The research for this work is funded by a doctoral studentship from the French Regional Council of Provence‐Alpes‐Côte d’Azur and supported by the Rectorate of the Academy of Aix‐Marseille.

Notes

1. Research work presented in this paper is part of a PhD thesis, in progress.

2. Qualitative data, official documents and interviews with institutional agents were collected within the period of 2006–2008. Interview quotes figuring in this paper, unless otherwise stated, are from interviews with the author conducted in this period; the names of interviewees are withheld by mutual agreement.

3. I suggest that there is no single curriculum model that encompasses regionalisation of social sciences, but rather four different types of ‘regions of knowledge’. They can be identified by two fundamental criteria: (1) whether the course is inside or outside disciplinary institutional space (a pluridisciplinary course within a disciplinary department or an autonomous pluridisciplinary course outside disciplinary departments); and (2) whether the course is thematic‐centred or professional competence‐centred (the first refers to subject or question thematised by a range of disciplines whilst the second refers to specialization in specific competences, of an occupation). Each one of these types presupposes a different curriculum structure and different principles of recontextualising knowledge.

4. Research was carried in two French universities during the period of 2006–2008. The analysis is focused on courses of masters’ degree, elaborated after the implementation of the LMD Reform and declared as non‐disciplinary courses: ‘Mediation and cultural engineering’, ‘Urbanism studies and local development’, ‘Ergology’, and ‘Public action and social expertise’. It draws on official documents of the program of study (contents, teaching hours, evaluation modalities) and on interviews with heads of studies and academic staff for each course, concerning curriculum designing and pedagogic practices.

5. It is worth highlighting that the concepts of ‘positional’ and ‘relational autonomy’ elaborated by Maton (Citation2005) enable us in this research to go beyond the limits of Bernstein’s concept of ‘regionalisation’. As I have illustrated in this paper, ‘regionalisation’ is an interesting descriptive concept for what is currently changing within higher education’s curricula, especially in French universities. This is regarding displacing boundaries and regionalising disciplinary knowledge within pedagogic texts. However, ‘regionalisation’ is a historically contextualised concept.

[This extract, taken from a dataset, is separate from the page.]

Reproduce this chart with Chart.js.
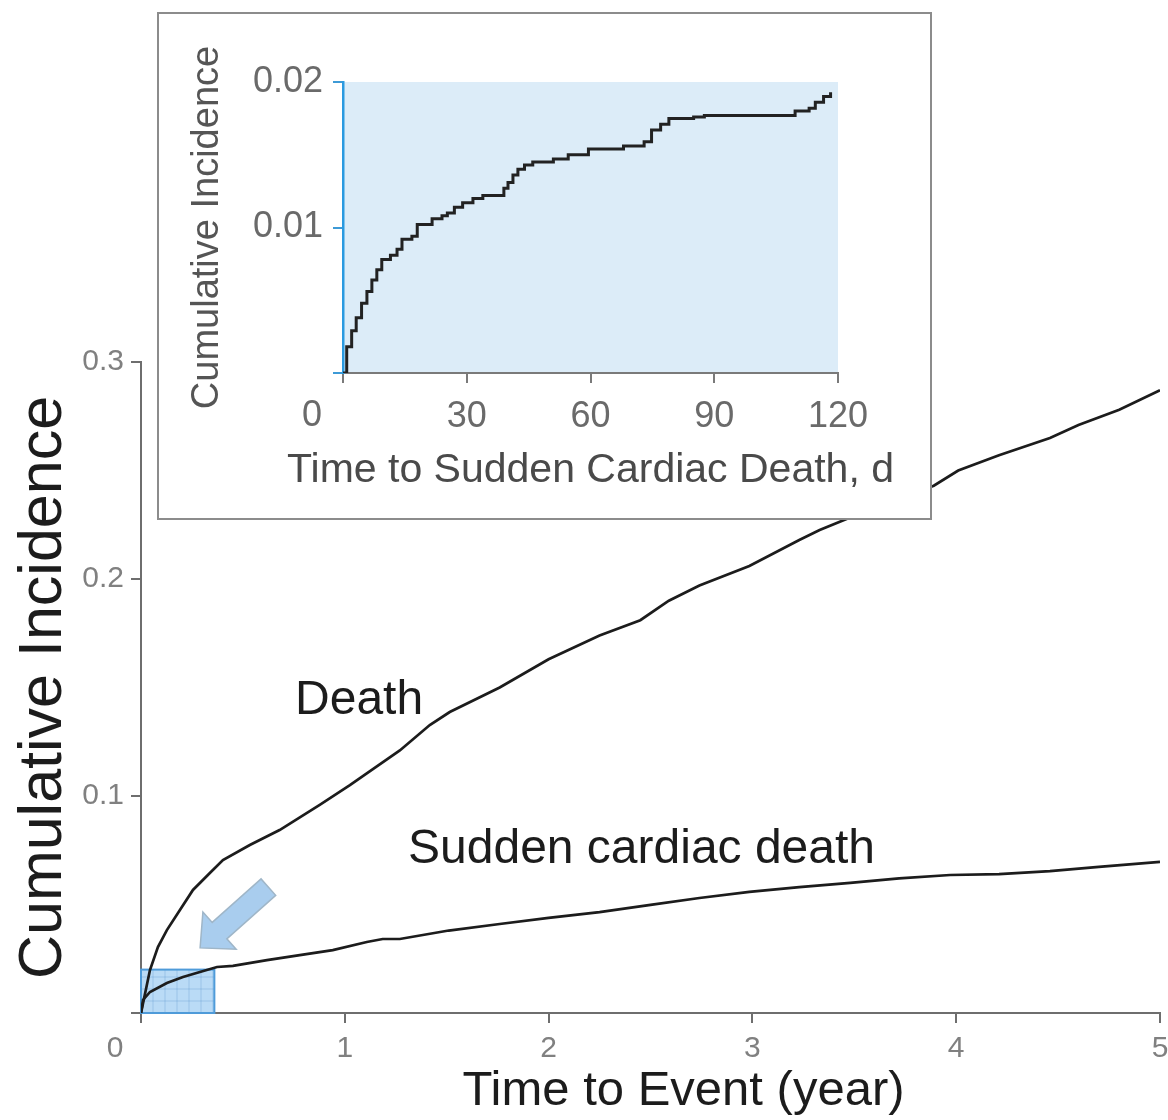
<!DOCTYPE html>
<html>
<head>
<meta charset="utf-8">
<title>Cumulative incidence of death and sudden cardiac death</title>
<script src="https://cdn.jsdelivr.net/npm/chart.js@4.4.1/dist/chart.umd.min.js"></script>
<style>
  body { margin: 0; background: #fff; }
  #wrap { position: relative; width: 1168px; height: 1120px; }
  #main { position: absolute; left: 0; top: 0; }
  #insetBox { position: absolute; left: 157px; top: 12px; width: 771px; height: 504px;
              border: 2px solid #8c8c8c; background: #fff; }
  #inset { display: block; }
</style>
</head>
<body>
<div id="wrap">
  <canvas id="main" width="1168" height="1120"></canvas>
  <div id="insetBox"><canvas id="inset" width="771" height="504"></canvas></div>
</div>
<script>
const FONT = '"Liberation Sans", Arial, Helvetica, sans-serif';
Chart.defaults.font.family = FONT;

// main panel, time in years
const deathYears = [0, 0.044, 0.083, 0.127, 0.191, 0.255, 0.338, 0.402, 0.534, 0.68, 0.877, 1.025, 1.27, 1.417, 1.515, 1.76, 2.0, 2.25, 2.45, 2.59, 2.74, 2.985, 3.23, 3.33, 3.6, 3.89, 4.01, 4.21, 4.46, 4.6, 4.8, 5.0];
const deathCI = [0, 0.0198, 0.0304, 0.0382, 0.0475, 0.0567, 0.0645, 0.0705, 0.0774, 0.0843, 0.0959, 0.105, 0.121, 0.1327, 0.1387, 0.150, 0.163, 0.174, 0.181, 0.190, 0.197, 0.206, 0.218, 0.2226, 0.233, 0.243, 0.250, 0.257, 0.265, 0.271, 0.278, 0.287];

const scdYears = [0, 0.01, 0.044, 0.127, 0.206, 0.289, 0.373, 0.451, 0.618, 0.779, 0.941, 1.108, 1.186, 1.27, 1.51, 1.76, 2.0, 2.25, 2.5, 2.74, 2.985, 3.23, 3.48, 3.72, 3.97, 4.21, 4.46, 4.70, 5.0];
const scdCI = [0, 0.006, 0.0097, 0.0138, 0.0166, 0.0189, 0.0212, 0.0217, 0.0244, 0.0267, 0.029, 0.0327, 0.0341, 0.0341, 0.038, 0.041, 0.0438, 0.0465, 0.0498, 0.053, 0.0558, 0.058, 0.060, 0.062, 0.0636, 0.064, 0.0654, 0.0673, 0.0696];

// inset, time in days
const insetDays = [0, 0.9, 2.1, 3.2, 4.5, 5.8, 7.0, 8.2, 9.4, 11.5, 13.1, 14.3, 16.7, 18.0, 21.6, 24.0, 25.3, 27.0, 29.0, 31.5, 33.9, 37.5, 39.0, 40.0, 41.2, 42.4, 44.0, 46.0, 51.0, 54.6, 59.5, 68.0, 73.0, 74.8, 77.0, 79.0, 85.0, 87.6, 108.4, 109.6, 113.0, 114.5, 116.5, 118.2];
const insetCI = [0, 0.0018, 0.0029, 0.0038, 0.0048, 0.0056, 0.0064, 0.0071, 0.0078, 0.0081, 0.0085, 0.0092, 0.0094, 0.0102, 0.0106, 0.0108, 0.0110, 0.0114, 0.0117, 0.0120, 0.0122, 0.0122, 0.0127, 0.0131, 0.0136, 0.0140, 0.0143, 0.0145, 0.0147, 0.0150, 0.0154, 0.0156, 0.0159, 0.0167, 0.0171, 0.0175, 0.0176, 0.0177, 0.0177, 0.0180, 0.0182, 0.0186, 0.0190, 0.0193];

const zoomBox = { x: 0.36, y: 0.02 };   // the first 120 d blown up in the inset

const toPoints = (xs, ys) => xs.map((v, i) => ({ x: v, y: ys[i] }));

function drawArrow(ctx, tx, ty, hx, hy, shaft, headW, headL) {
  const ang = Math.atan2(hy - ty, hx - tx);
  const len = Math.hypot(hx - tx, hy - ty);
  ctx.save();
  ctx.translate(tx, ty);
  ctx.rotate(ang);
  ctx.beginPath();
  ctx.moveTo(0, -shaft / 2);
  ctx.lineTo(len - headL, -shaft / 2);
  ctx.lineTo(len - headL, -headW / 2);
  ctx.lineTo(len, 0);
  ctx.lineTo(len - headL, headW / 2);
  ctx.lineTo(len - headL, shaft / 2);
  ctx.lineTo(0, shaft / 2);
  ctx.closePath();
  ctx.fillStyle = '#a9cdee';
  ctx.fill();
  ctx.strokeStyle = '#9fb6c8';
  ctx.lineWidth = 1.5;
  ctx.stroke();
  ctx.restore();
}

const mainDecor = {
  id: 'mainDecor',
  beforeDatasetsDraw(chart) {
    const { ctx, scales: { x, y } } = chart;
    const x0 = x.getPixelForValue(0), x1 = x.getPixelForValue(zoomBox.x);
    const y0 = y.getPixelForValue(0), y1 = y.getPixelForValue(zoomBox.y);
    ctx.save();
    ctx.fillStyle = 'rgba(140, 195, 240, 0.6)';
    ctx.fillRect(x0, y1, x1 - x0, y0 - y1);
    ctx.strokeStyle = 'rgba(80, 140, 200, 0.3)';
    ctx.lineWidth = 1;
    ctx.beginPath();
    for (let gx = x0 + 12; gx < x1; gx += 12) { ctx.moveTo(gx, y1); ctx.lineTo(gx, y0); }
    for (let gy = y0 - 12; gy > y1; gy -= 12) { ctx.moveTo(x0, gy); ctx.lineTo(x1, gy); }
    ctx.stroke();
    ctx.strokeStyle = '#4f9bd9';
    ctx.lineWidth = 2;
    ctx.strokeRect(x0, y1, x1 - x0, y0 - y1);
    ctx.restore();
  },
  afterDatasetsDraw(chart) {
    const { ctx, chartArea, scales: { x, y } } = chart;
    ctx.save();
    drawArrow(ctx, x.getPixelForValue(0.625), y.getPixelForValue(0.058),
              x.getPixelForValue(0.29), y.getPixelForValue(0.030), 22, 50, 26);
    ctx.fillStyle = '#1c1c1c';
    ctx.font = '48px ' + FONT;
    ctx.textAlign = 'center';
    ctx.textBaseline = 'middle';
    ctx.fillText('Death', x.getPixelForValue(1.07), y.getPixelForValue(0.1438));
    ctx.fillText('Sudden cardiac death', x.getPixelForValue(2.456), y.getPixelForValue(0.0751));
    // x title sits a little right of the plot centre in the original
    ctx.font = '49px ' + FONT;
    ctx.fillText('Time to Event (year)', (chartArea.left + chartArea.right) / 2 + 33, chart.height - 29);
    // shared origin label
    ctx.fillStyle = '#808080';
    ctx.font = '30px ' + FONT;
    ctx.fillText('0', x.getPixelForValue(0) - 26, y.getPixelForValue(0) + 10 + 8 + 18);
    ctx.restore();
  }
};

new Chart(document.getElementById('main'), {
  type: 'line',
  data: {
    datasets: [
      { label: 'Death', data: toPoints(deathYears, deathCI), borderColor: '#1c1c1c', borderWidth: 2.7, pointRadius: 0 },
      { label: 'Sudden cardiac death', data: toPoints(scdYears, scdCI), borderColor: '#1c1c1c', borderWidth: 2.7, pointRadius: 0 },
    ],
  },
  options: {
    responsive: false,
    animation: false,
    devicePixelRatio: 1,
    layout: { padding: { top: 362, right: 0, left: 0, bottom: 0 } },
    plugins: { legend: { display: false }, tooltip: { enabled: false } },
    scales: {
      x: {
        type: 'linear',
        min: 0,
        max: 5,
        afterFit: (s) => { s.height = 107; s.paddingRight = 8; },
        ticks: { stepSize: 1, padding: 8, color: '#808080', font: { size: 30 },
                 callback: (v) => (v === 0 ? '' : String(v)) },
        grid: { drawOnChartArea: false, tickLength: 10, color: '#6e6e6e', lineWidth: 2 },
        border: { color: '#6e6e6e', width: 2 },
      },
      y: {
        min: 0,
        max: 0.3,
        afterFit: (s) => { s.width = 141; },
        ticks: { stepSize: 0.1, padding: 7, color: '#808080', font: { size: 30 },
                 callback: (v) => (v === 0 ? '' : v.toFixed(1)) },
        grid: { drawOnChartArea: false, tickLength: 10, color: '#6e6e6e', lineWidth: 2 },
        border: { color: '#6e6e6e', width: 2 },
        title: { display: true, text: 'Cumulative Incidence', color: '#1c1c1c',
                 font: { size: 61 }, padding: { top: 8, bottom: 0 } },
      },
    },
  },
  plugins: [mainDecor],
});

const insetDecor = {
  id: 'insetDecor',
  beforeDraw(chart) {
    const { ctx, chartArea: a } = chart;
    ctx.save();
    ctx.fillStyle = '#dcecf8';
    ctx.fillRect(a.left, a.top, a.right - a.left, a.bottom - a.top);
    ctx.restore();
  },
  afterDraw(chart) {
    const { ctx, chartArea: a, scales: { x, y } } = chart;
    ctx.save();
    ctx.fillStyle = '#6a6a6a';
    ctx.font = '36px ' + FONT;
    ctx.textAlign = 'center';
    ctx.textBaseline = 'middle';
    ctx.fillText('0', x.getPixelForValue(0) - 31, y.getPixelForValue(0) + 10 + 12 + 21);
    // title is wider than the plot, so it is drawn here without a max width
    ctx.fillStyle = '#4a4a4a';
    ctx.font = '41px ' + FONT;
    ctx.fillText('Time to Sudden Cardiac Death, d', (a.left + a.right) / 2, chart.height - 47);
    ctx.restore();
  }
};

new Chart(document.getElementById('inset'), {
  type: 'line',
  data: {
    datasets: [
      { label: 'Sudden cardiac death', data: toPoints(insetDays, insetCI), stepped: true,
        borderColor: '#222', borderWidth: 3, pointRadius: 0 },
    ],
  },
  options: {
    responsive: false,
    animation: false,
    devicePixelRatio: 1,
    layout: { padding: { top: 68, right: 92, left: 0, bottom: 0 } },
    plugins: { legend: { display: false }, tooltip: { enabled: false } },
    scales: {
      x: {
        type: 'linear',
        min: 0,
        max: 120,
        afterFit: (s) => { s.height = 145; },
        ticks: { stepSize: 30, padding: 12, color: '#6a6a6a', font: { size: 36 },
                 callback: (v) => (v === 0 ? '' : String(v)) },
        grid: { drawOnChartArea: false, tickLength: 10, color: '#7a7a7a', lineWidth: 2 },
        border: { color: '#7a7a7a', width: 2 },
      },
      y: {
        min: 0,
        max: 0.02,
        afterFit: (s) => { s.width = 184; },
        ticks: { stepSize: 0.01, padding: 10, color: '#6a6a6a', font: { size: 36 },
                 callback: (v) => (v === 0 ? '' : v.toFixed(2)) },
        grid: { drawOnChartArea: false, tickLength: 10, color: '#3d9ad6', lineWidth: 2 },
        border: { color: '#2a9ae0', width: 2.5 },
        title: { display: true, text: 'Cumulative Incidence', color: '#555',
                 font: { size: 38 }, padding: { top: 26, bottom: 0 } },
      },
    },
  },
  plugins: [insetDecor],
});
</script>
</body>
</html>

The universal concepts are those of ‘classification’ and ‘framing’ within the activity of recontextualising knowledge, which enable the analytical connection between micro and macro levels. From this perspective, ‘relational autonomy’ is also universal as it interrogates the relations between autonomous (internal to a field) and heteronomous (external to the field) principles structuring this activity. It is a change within these relations that explains the ‘regionalisation of knowledge’: the weakening of the ‘relational autonomy’ of agents within the field of higher education.